DIY cargo bike – A recycling adventure


Inspired by the abundance of cargo bikes across Europe, Simon Waugh built one at home from salvaged materials.

A while back I was lucky enough to enjoy a trip to Europe, where I was struck by the widespread use of bikes for everyday use. In Amsterdam I was particularly impressed by the ubiquitous cargo bike, to be seen at every turn ferrying children to and from primary school, bringing home the groceries or delivering goods for small businesses.

Often the next step after looking at a bike is trying it out, but unfortunately the opportunity never presented itself and I returned home wondering what it would be like to use one of these amazing machines for real.

I started looking at them on the internet and discovered that I could purchase an imported Bakfiets cargo bike quite easily, but the prices were enough to make my eyes water.

Birth of a shed project
Somehow the idea of owning a cargo bike just wouldn’t go away and six months later I hit on an answer—I’d build my own! Perhaps I have too much spare time, but all of those shed projects have to start somewhere.

What about raw materials? During an early morning walk around the local streets I noticed that the piles of junk waiting for the next council kerbside collection included several bikes, in various states of repair. Some were complete wrecks, while others were in reasonable condition and even too good for what I had in mind. I returned home with a couple of likely candidates: a venerable Malvern Star ‘racer’ and a ‘supermarket’ mountain bike, complete with sprung fork.

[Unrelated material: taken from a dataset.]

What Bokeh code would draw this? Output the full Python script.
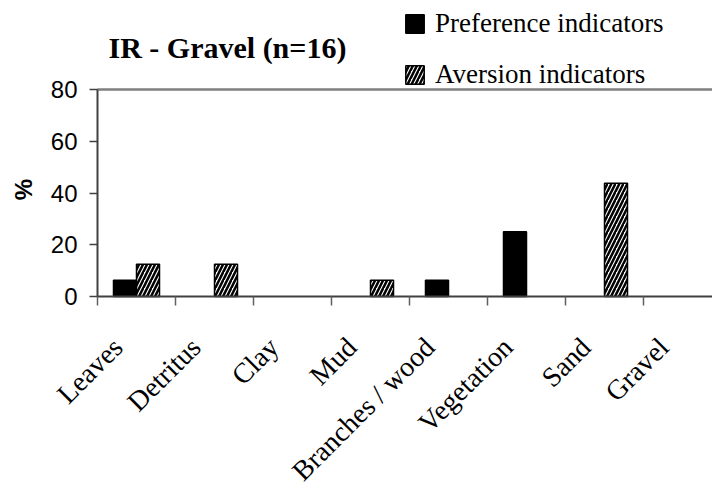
import math
from bokeh.plotting import figure
from bokeh.models import (ColumnDataSource, Range1d, FixedTicker, Legend, LegendItem, Label, BoxAnnotation)
from bokeh.transform import dodge
from bokeh.embed import file_html
from bokeh.resources import INLINE

categories = ["Leaves", "Detritus", "Clay", "Mud", "Branches / wood", "Vegetation", "Sand", "Gravel"]
preference = [6.25, 0, 0, 0, 6.25, 25, 0, 0]
aversion = [12.5, 12.5, 0, 6.25, 0, 0, 43.75, 0]
y_ticks = [0, 20, 40, 60, 80]
title_text = "IR - Gravel (n=16)"
series_names = ["Preference indicators", "Aversion indicators"]
y_label = "%"

idx = list(range(len(categories)))
pref_src = ColumnDataSource(dict(x=[i for i, v in zip(idx, preference) if v > 0],
                                 top=[v for v in preference if v > 0]))
av_src = ColumnDataSource(dict(x=[i for i, v in zip(idx, aversion) if v > 0],
                               top=[v for v in aversion if v > 0]))

W, H = 712, 486
# the frame covers the whole canvas; the plot area runs from x=97 and y=89..296
px_per_cat = 78.0
px_per_unit = 207 / 80.0
x_start = -0.5 - 97 / px_per_cat
x_end = -0.5 + (W - 97) / px_per_cat
y_max = y_ticks[-1]
y_top = y_max + 89 / px_per_unit
y_bot = -(H - 296) / px_per_unit

p = figure(width=W, height=H, output_backend="svg", toolbar_location=None,
           x_range=Range1d(x_start, x_end), y_range=Range1d(y_bot, y_top),
           min_border=0, min_border_left=0, min_border_right=0,
           min_border_top=0, min_border_bottom=0)
p.outline_line_color = None
p.xgrid.visible = False
p.ygrid.visible = False
p.background_fill_color = "white"
p.border_fill_color = "white"

xa = p.below[0]
ya = p.left[0]

# top border of the plot area at the axis maximum (a thin band plus a line)
p.add_layout(BoxAnnotation(left=-0.5, right=x_end + 1, bottom=y_max - 0.35, top=y_max + 0.35,
                           fill_color="#808080", fill_alpha=1.0, line_color=None, level="underlay"))
p.segment(x0=[-0.5], x1=[x_end + 1], y0=[y_max], y1=[y_max], line_color="#808080", line_width=2)

bw = 0.295
r1 = p.vbar(x=dodge("x", -bw / 2, range=p.x_range), top="top", width=bw, source=pref_src,
            fill_color="black", line_color="black", line_width=1.5)
r2 = p.vbar(x=dodge("x", bw / 2, range=p.x_range), top="top", width=bw, source=av_src,
            fill_color="white", line_color="black", line_width=1.5,
            hatch_pattern="/", hatch_color="black", hatch_scale=8, hatch_weight=2.5)

# x axis, drawn at y = 0
lab_shift = 0.24
xa.fixed_location = 0
xa.bounds = (-0.5, x_end)
xa.ticker = FixedTicker(ticks=[round(i - lab_shift, 2) for i in idx],
                        minor_ticks=[i - 0.5 for i in range(len(categories) + 1)])
xa.major_label_overrides = {round(i - lab_shift, 2): c for i, c in enumerate(categories)}
xa.major_label_orientation = math.pi / 4
xa.major_tick_out = 0
xa.major_tick_in = 0
xa.minor_tick_out = 9
xa.minor_tick_in = 0
xa.minor_tick_line_color = "#606060"
xa.minor_tick_line_width = 1.5
xa.axis_line_color = "#404040"
xa.axis_line_width = 2
xa.major_label_text_font = "Liberation Serif"
xa.major_label_text_font_size = "28px"
xa.major_label_text_color = "black"
xa.major_label_standoff = 37

# y axis, drawn at the left edge of the plot area
ya.fixed_location = -0.5
ya.ticker = FixedTicker(ticks=y_ticks)
ya.bounds = (0, y_max)
ya.major_tick_out = 8
ya.major_tick_in = 0
ya.minor_tick_out = 0
ya.minor_tick_in = 0
ya.major_tick_line_color = "#404040"
ya.major_tick_line_width = 1.5
ya.axis_line_color = "#404040"
ya.axis_line_width = 2
ya.major_label_text_font = "Liberation Sans"
ya.major_label_text_font_size = "24px"
ya.major_label_text_color = "black"
ya.major_label_standoff = 12

pct = Label(x=23, y=H - 189, x_units="screen", y_units="screen", text=y_label,
            angle=math.pi / 2, text_font="Liberation Sans", text_font_style="bold",
            text_font_size="24px", text_color="black", text_align="center",
            text_baseline="middle")
p.add_layout(pct)

title = Label(x=108, y=H - 47, x_units="screen", y_units="screen", text=title_text,
              text_font="Liberation Serif", text_font_style="bold", text_font_size="30px",
              text_color="black", text_baseline="alphabetic", text_align="left")
p.add_layout(title)

legend = Legend(items=[LegendItem(label=series_names[0], renderers=[r1]),
                       LegendItem(label=series_names[1], renderers=[r2])],
                location=(403, H - 90), orientation="vertical",
                glyph_width=23, glyph_height=23, label_height=19, spacing=20,
                padding=0, margin=0, label_standoff=9,
                label_text_font="Liberation Serif", label_text_font_size="27px",
                label_text_color="black", border_line_color=None, background_fill_alpha=0)
p.add_layout(legend)

open("out.html", "w").write(file_html(p, INLINE))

A conventional cargo bike has a smaller front wheel, typically about 20 inches (51 centimetres). This is for practical purposes, allowing the front fork to fit in front of the cargo box and making it easier to arrange a steering linkage. However, among my collection of ‘it’ll be useful some day’ bits and pieces, I had a front wheel complete with a 200 watt motor, which seemed like a worthwhile addition to the project. I couldn’t see any way of building the motor into a smaller wheel, so I decided that my cargo bike would have a full size front wheel.